I was forced to flee the house I was born in, along with my family, to save our lives. I knew that others on the other side were doing the same.

My brother, on his way home from work, was shot and riddled with bullets and left in a pool of blood in the middle of the road. The real tragedy of what happened to my brother at the hands of these bestial enemies of humanity is that we don't know who they were.

Everything became muddled. I no longer knew right from wrong and good from evil. Those who came claiming to save us destroyed Iraq and the Iraqis.

Do I not have the right to feel this way? I have my reasons, may God make my pain and the pain of all Iraqis easier to bear. What happened to my son is just one example of what has happened in Iraq.

The problem was caused by these evangelists of humanity: he was struck down because of a curfew and closure of roads.

When you have a child, you can hope for little more than that the baby is born fit and well; and, indeed, God had given me a baby boy who was fit and well. Misfortune struck on the sixth day, when he developed jaundice.

There was no way to treat him because we could not reach the hospital or a doctor because we were stuck at home under curfew.

Death reaches us everywhere but death was too good from my little boy. Finally, after much trouble and many fierce confrontations at checkpoints we reached the hospital, and how I wish I hadn't, because it was too late.

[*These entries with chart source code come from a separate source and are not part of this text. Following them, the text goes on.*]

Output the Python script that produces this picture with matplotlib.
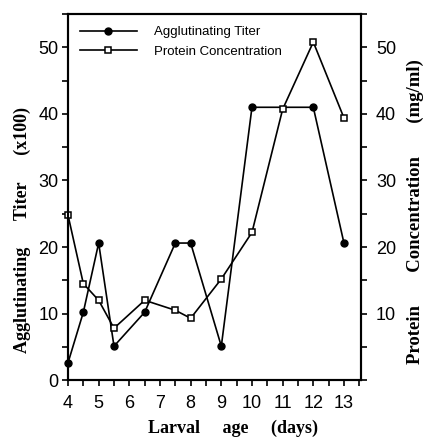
import matplotlib
matplotlib.use("Agg")
import matplotlib.pyplot as plt
from matplotlib.ticker import MultipleLocator

# larval age (days)
titer_days = [4, 4.5, 5, 5.5, 6.5, 7.5, 8, 9, 10, 12, 13]
titer_vals = [2.6, 10.2, 20.6, 5.1, 10.2, 20.6, 20.6, 5.1, 41, 41, 20.6]

prot_days = [4, 4.5, 5, 5.5, 6.5, 7.5, 8, 9, 10, 11, 12, 13]
prot_vals = [24.8, 14.5, 12, 7.8, 12, 10.5, 9.3, 15.2, 22.2, 40.7, 50.8, 39.4]

x_ticks = [4, 5, 6, 7, 8, 9, 10, 11, 12, 13]
left_ticks = [0, 10, 20, 30, 40, 50]
right_ticks = [10, 20, 30, 40, 50]

sans = "Liberation Sans"
serif = "Liberation Serif"

W, H = 425, 441
fig = plt.figure(figsize=(W / 100, H / 100), dpi=100)
ax = fig.add_axes([0.16, 0.138, 0.689, 0.83])

ax.plot(titer_days, titer_vals, color="black", lw=1.2, marker="o", ms=5,
        mfc="black", label="Agglutinating Titer", clip_on=False, zorder=3)
ax.plot(prot_days, prot_vals, color="black", lw=1.2, marker="s", ms=5,
        mfc="white", mew=1.1, label="Protein Concentration", clip_on=False, zorder=4)

ax.set_xlim(4, 13.55)
ax.set_ylim(0, 55)
ax.set_xticks(x_ticks)
ax.xaxis.set_minor_locator(MultipleLocator(0.5))
ax.set_yticks(left_ticks)
ax.yaxis.set_minor_locator(MultipleLocator(5))
ax.tick_params(which="both", direction="out", length=4, width=1.2, labelsize=13)
ax.tick_params(axis="x", which="both", pad=7)
ax.tick_params(axis="y", which="both", pad=3)
for lab in ax.get_xticklabels() + ax.get_yticklabels():
    lab.set_fontfamily(sans)

for s in ax.spines.values():
    s.set_linewidth(1.5)

ax2 = ax.twinx()
ax2.set_ylim(0, 55)
ax2.set_yticks(right_ticks)
ax2.yaxis.set_minor_locator(MultipleLocator(5))
ax2.tick_params(which="both", direction="out", length=4, width=1.2, labelsize=13, pad=7)
for lab in ax2.get_yticklabels():
    lab.set_fontfamily(sans)
for s in ax2.spines.values():
    s.set_linewidth(1.5)

# axis titles placed by hand (pixel positions from the reference)
lab_kw = dict(fontfamily=serif, fontweight="bold", ha="center", va="center")
fig.text(233 / W, 1 - 428 / H, "Larval     age     (days)", fontsize=13, **lab_kw)
fig.text(22 / W, 1 - 230 / H, "Agglutinating      Titer      (x100)", rotation=90,
         fontsize=13, **lab_kw)
fig.text(415 / W, 1 - 212 / H, "Protein       Concentration       (mg/ml)", rotation=90,
         fontsize=13.5, **lab_kw)

leg = ax.legend(loc="upper left", frameon=False, handlelength=4.3,
                prop={"family": sans, "size": 9.5}, borderaxespad=0.5, labelspacing=0.55,
                handletextpad=1.3)

fig.savefig("out.png", dpi=100)
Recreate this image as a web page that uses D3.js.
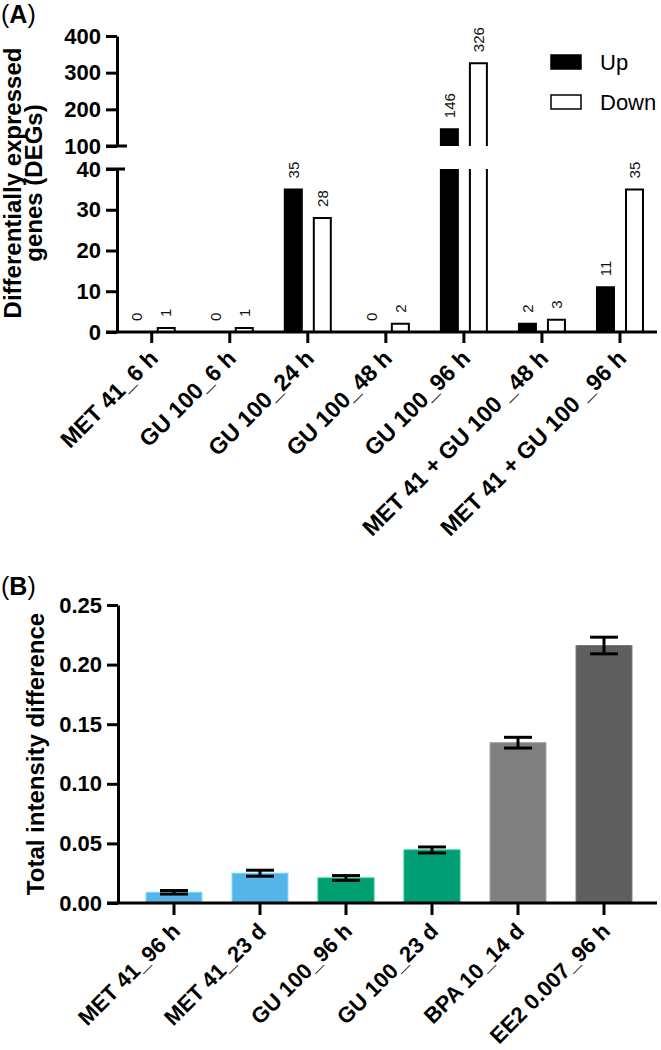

The jaundice had developed too far. He had suffered brain damage which left him with cerebral palsy. It paralysed my life and and the life of my whole family too. I, my son and all of Iraq have become victims of Bush and Blair and their allies.

Who is to blame for this complete moral destruction of Iraq? The war, directly or indirectly, was to blame for it all.

I wish the previous regime could have been removed, but our moral and spiritual decency had been preserved. I wish those responsible for poverty and deprivation had vanished, but our security had remained.

What did we gain from this war? Nothing but unemployment throughout the country. University graduates sit around dreaming of a job to feed themselves.

Regime change was brought about on the grounds that Iraq possessed dangerous weapons; but the dangers we have lived through during this regime change have been far greater than any danger from weapons of mass destruction.

This unplanned change plunged the spirit of Iraqis into a pit of revenge and grief. We will not recover for centuries.

Our families have been dismembered, tribal solidarity between different sects has been destroyed, and the spirit of brotherhood and self-sacrifice among sons of the one nation has vanished. This war of regime change was truly destructive, in every meaning of the word.

We will need centuries before we can emerge again. The tentacles of this war have lashed every family in a country which has never had a chance to catch its breath throughout its long and bloody history.

The worst state a human being can live through is to sit in his own home and fear his neighbour - who, in turn, is afraid of him. What good are democracy and freedom when I have to worry about whether or not I will return at night when I leave to make my living in the morning? What good is liberty when I cannot express even my smallest thought?

Tony Blair and those who supported him have the blood of many hundreds killed in the alleyways and streets of Iraq on their hands. He entered the war without thinking about the feelings of ordinary people like me whose only concern is to provide a decent life for our children. The political class which was responsible for regime change committed sins whose consequences will take centuries to wash away.

It is fine with me that Saddam died, and that those who were responsible for the suffering of the people of this country for so long have been removed. Yet I ask: can Blair or Bush make thousands of orphans smile again? What will they say to widows whose husbands were killed in a dusty, fleeting moment of sectarian madness? How will those widows feed their children?

This war was not worth all the blood that was spilled and the destruction that was visited on generations of innocent people. It was a political move to break an opponent, without any thought for the lives of other human beings who have shared the world with you throughout history.